Range Fuels, one of the more successful biofuel startups backed by Khosla Ventures, announced today that it has opened up its first commercial plant to make cellulosic methanol out of non-food feedstocks. Located in Georgia, the facility is expected to pump out 20 million gallons of ethanol and biodiesel every year.

The company’s plan is to use wood waste generated by timber plants located around the Soperton, Ga. site (pictured above). It will convert that waste into synthetic gas using heat and pressure, which is fed into a proprietary catalytic process to produce alcohol-based compounds. The end product can be used for vehicles and jets with existing gas tanks.
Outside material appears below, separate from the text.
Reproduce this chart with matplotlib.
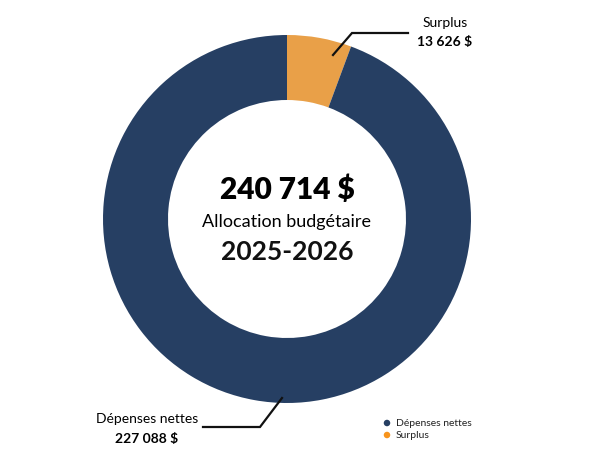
import matplotlib
matplotlib.use('Agg')
import matplotlib.pyplot as plt

plt.rcParams['font.family'] = ['Lato', 'DejaVu Sans']

# data
labels = ['Surplus', 'Dépenses nettes']
values = [13626, 227088]
value_labels = ['13 626 $', '227 088 $']
total_label = '240 714 $'
center_sub = 'Allocation budgétaire'
center_year = '2025-2026'

NAVY = '#263f63'
ORANGE = '#e9a048'
colors = [ORANGE, NAVY]

W, H = 592, 465
fig = plt.figure(figsize=(W / 100, H / 100), dpi=100)
ax = fig.add_axes([0, 0, 1, 1])

cx, cy = 287, H - 219
R = 184
wedges, _ = ax.pie(values, colors=colors, startangle=90, counterclock=False,
                   radius=R, center=(cx, cy), frame=True,
                   wedgeprops=dict(width=65, linewidth=0))
ax.set_xlim(0, W)
ax.set_ylim(0, H)
ax.set_aspect('equal')
ax.axis('off')

# centre text
ax.text(cx, H - 190, total_label, ha='center', va='center',
        fontsize=21.5, fontweight='heavy', color='black')
ax.text(cx, H - 222, center_sub, ha='center', va='center',
        fontsize=13, color='black')
ax.text(cx, H - 252, center_year, ha='center', va='center',
        fontsize=19, fontweight='bold', color='#111111')

# leader lines
ax.plot([333, 352, 408], [H - 55, H - 33, H - 33], color='#111111', lw=1.6,
        solid_joinstyle='miter')
ax.plot([282, 260, 203], [H - 398, H - 427, H - 427], color='#111111', lw=1.6,
        solid_joinstyle='miter')

ax.text(445, H - 23, labels[0], ha='center', va='center', fontsize=10)
ax.text(445, H - 42, value_labels[0], ha='center', va='center', fontsize=10,
        fontweight='bold')
ax.text(147, H - 419, labels[1], ha='center', va='center', fontsize=10)
ax.text(147, H - 439, value_labels[1], ha='center', va='center', fontsize=10,
        fontweight='bold')

# legend
leg_colors = [NAVY, '#f7941d']
for i, (lab, c) in enumerate(zip([labels[1], labels[0]], leg_colors)):
    y = H - (423 + 12 * i)
    ax.scatter([387], [y], s=22, color=c, edgecolors='none')
    ax.text(396, y, lab, ha='left', va='center', fontsize=7.5, color='#222222')

fig.savefig('out.png', dpi=100, facecolor='white')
This has been Range’s goal for a while. It initially said that the plant would be up and running in 2008, then 2009. Now, finally, it has come to fruition two years after the fact — mostly due to the limping economy and the Environmental Protection Agency’s decision to cut back support for cellulosic fuels.

Still, Range has been able to succeed over a number of venture-backed biofuel operations with generous private funding — more than $100 million in venture capital — as well as an $80 million loan guarantee from the U.S. Department of Agriculture. This has set it on track to be one of the first companies of its kind to commercially scale.
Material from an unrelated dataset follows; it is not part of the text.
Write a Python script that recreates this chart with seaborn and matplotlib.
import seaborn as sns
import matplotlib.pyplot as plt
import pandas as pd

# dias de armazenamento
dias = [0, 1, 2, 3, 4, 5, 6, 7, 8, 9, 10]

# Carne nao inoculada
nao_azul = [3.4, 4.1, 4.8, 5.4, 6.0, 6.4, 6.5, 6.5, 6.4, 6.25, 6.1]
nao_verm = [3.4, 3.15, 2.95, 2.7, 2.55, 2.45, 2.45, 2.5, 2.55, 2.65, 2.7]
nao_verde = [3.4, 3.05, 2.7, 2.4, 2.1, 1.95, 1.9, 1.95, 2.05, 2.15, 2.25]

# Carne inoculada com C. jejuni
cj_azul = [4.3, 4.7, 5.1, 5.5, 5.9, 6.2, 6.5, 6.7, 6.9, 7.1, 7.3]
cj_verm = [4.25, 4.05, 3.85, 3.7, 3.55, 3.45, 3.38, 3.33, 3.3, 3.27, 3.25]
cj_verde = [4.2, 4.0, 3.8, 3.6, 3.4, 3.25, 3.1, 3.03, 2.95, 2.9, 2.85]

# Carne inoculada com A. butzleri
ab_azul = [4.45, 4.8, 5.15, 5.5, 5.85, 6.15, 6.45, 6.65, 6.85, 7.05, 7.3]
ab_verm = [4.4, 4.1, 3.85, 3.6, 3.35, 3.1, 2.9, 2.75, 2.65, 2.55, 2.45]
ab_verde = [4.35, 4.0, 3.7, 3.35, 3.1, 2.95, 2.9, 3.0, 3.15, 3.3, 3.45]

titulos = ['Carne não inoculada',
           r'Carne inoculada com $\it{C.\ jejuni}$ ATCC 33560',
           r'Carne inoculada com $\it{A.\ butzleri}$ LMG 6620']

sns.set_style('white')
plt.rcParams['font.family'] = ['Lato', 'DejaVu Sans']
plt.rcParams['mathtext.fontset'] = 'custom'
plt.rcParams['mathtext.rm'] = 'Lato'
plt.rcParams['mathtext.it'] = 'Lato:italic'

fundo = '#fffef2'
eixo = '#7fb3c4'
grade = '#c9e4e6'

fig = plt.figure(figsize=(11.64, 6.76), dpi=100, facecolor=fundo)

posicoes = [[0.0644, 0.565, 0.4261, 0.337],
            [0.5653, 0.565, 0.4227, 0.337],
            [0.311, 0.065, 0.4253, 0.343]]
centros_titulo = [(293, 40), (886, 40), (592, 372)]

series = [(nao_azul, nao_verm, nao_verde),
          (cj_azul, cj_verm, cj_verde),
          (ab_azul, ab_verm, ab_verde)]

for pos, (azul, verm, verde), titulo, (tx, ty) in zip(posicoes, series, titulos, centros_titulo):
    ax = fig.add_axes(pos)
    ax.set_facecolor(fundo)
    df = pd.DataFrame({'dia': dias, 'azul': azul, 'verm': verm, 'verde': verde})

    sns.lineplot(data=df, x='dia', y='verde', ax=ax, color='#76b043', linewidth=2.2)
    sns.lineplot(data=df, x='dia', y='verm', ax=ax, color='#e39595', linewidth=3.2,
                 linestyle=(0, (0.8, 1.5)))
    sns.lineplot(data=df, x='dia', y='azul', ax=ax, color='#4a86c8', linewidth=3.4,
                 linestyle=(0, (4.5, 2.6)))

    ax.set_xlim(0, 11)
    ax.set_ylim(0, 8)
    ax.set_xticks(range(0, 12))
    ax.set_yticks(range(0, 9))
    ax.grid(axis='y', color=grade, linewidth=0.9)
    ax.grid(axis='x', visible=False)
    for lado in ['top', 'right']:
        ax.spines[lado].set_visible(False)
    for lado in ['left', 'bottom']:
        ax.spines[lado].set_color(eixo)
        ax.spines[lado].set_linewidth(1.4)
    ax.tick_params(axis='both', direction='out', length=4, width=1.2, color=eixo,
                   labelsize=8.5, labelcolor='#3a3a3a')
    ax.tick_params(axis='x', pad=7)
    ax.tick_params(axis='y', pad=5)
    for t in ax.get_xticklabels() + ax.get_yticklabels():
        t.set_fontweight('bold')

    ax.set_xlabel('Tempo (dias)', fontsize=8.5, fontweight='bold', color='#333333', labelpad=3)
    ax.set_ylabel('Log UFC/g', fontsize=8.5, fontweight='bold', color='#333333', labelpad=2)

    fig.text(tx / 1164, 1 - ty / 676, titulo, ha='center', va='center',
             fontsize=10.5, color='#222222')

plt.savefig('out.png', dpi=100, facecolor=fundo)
Range’s roadmap has the company producing methanol for biodiesel first, followed up by cellulosic ethanol later in the year. Next year, it hopes to expand the plant’s capacity to 60 million gallons a year, eventually hitting a full capacity of 100 million gallons. The challenge now will be to stick to that time frame.

Based in Broomfield, Colo., Range is also backed by Pequot Capital, Pacific Corporate Group and Morgan Stanley, in addition to Khosla Ventures — which has been one of the most bullish Silicon Valley firms in biofuels, also investing in LS9 and Amyris Biotechnologies.